1 “Beduini”, dalla radice semitica “bada” = comparire. Tribù in perpetuo cammino, alla ricerca di acqua e nuovi pascoli.

2 La “Strada dei re” si dice fosse la via commerciale più antica del mondo. Collegava il Nilo a Babilonia. A Damasco entrava in contatto con la “Via della Seta”, che arrivava fino alla Cina. La “Via dell’Incenso” invece collegava Petra con il Regno di Saba, sito nella mitica Arabia Felix (odierno Yemen).
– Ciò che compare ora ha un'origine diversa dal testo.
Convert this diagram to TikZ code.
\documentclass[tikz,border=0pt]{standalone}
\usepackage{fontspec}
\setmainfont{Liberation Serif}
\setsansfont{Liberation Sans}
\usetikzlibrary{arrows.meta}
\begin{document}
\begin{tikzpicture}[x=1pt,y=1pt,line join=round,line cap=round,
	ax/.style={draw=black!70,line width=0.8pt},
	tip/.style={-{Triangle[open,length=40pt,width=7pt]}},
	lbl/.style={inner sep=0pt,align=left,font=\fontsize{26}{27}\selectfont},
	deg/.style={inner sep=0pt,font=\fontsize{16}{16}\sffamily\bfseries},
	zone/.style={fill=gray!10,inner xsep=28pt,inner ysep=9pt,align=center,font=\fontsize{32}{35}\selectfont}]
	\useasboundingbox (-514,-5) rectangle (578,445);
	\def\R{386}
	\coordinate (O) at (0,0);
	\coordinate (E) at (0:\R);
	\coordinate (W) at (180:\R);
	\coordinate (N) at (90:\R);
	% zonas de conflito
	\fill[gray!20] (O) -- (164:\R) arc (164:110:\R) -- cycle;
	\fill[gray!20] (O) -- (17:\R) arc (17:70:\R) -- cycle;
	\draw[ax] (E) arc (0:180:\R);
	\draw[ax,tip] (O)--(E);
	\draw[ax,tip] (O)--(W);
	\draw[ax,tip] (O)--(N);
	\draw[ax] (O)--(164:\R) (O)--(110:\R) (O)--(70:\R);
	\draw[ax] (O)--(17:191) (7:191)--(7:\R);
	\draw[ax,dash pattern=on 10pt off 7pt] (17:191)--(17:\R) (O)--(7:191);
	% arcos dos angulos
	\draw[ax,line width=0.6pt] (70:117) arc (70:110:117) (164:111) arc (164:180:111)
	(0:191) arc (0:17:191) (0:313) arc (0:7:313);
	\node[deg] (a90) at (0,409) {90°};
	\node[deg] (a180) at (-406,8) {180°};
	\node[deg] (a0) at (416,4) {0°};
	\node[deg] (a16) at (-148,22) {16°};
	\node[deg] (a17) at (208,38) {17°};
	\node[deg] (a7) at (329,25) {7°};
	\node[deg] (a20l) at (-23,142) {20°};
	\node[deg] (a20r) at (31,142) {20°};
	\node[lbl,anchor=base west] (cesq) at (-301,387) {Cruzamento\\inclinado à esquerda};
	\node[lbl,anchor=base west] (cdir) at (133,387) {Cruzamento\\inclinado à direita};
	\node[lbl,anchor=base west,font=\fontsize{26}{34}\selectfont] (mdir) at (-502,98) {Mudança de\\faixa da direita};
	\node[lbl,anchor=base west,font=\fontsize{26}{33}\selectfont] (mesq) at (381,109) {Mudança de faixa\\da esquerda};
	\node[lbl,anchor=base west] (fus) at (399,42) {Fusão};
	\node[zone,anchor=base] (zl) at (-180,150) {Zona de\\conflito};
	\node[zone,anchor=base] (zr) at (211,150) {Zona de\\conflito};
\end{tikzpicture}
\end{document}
Oro, mirra, pietre preziose, spezie e perle venivano esportate verso il Mediterraneo insieme con l’incenso, preziosa resina degli arbusti di Boswellia, di cui si faceva largo uso nei templi e nei riti funerari.

3 Strabone per es. nomina quali abitanti della celebre Arabia Felix i Nabatei insieme con i Sabei. Marib sarebbe stata la capitale dello stato.

4 Così detto perché creduto nascondiglio di un tesoro favoloso, per altro mai ritrovato, mentre in realtà non era che una magnifica tomba.

5 Di Traiano sarebbe la strada lastricata; di Adriano la porta monumentale del tempio.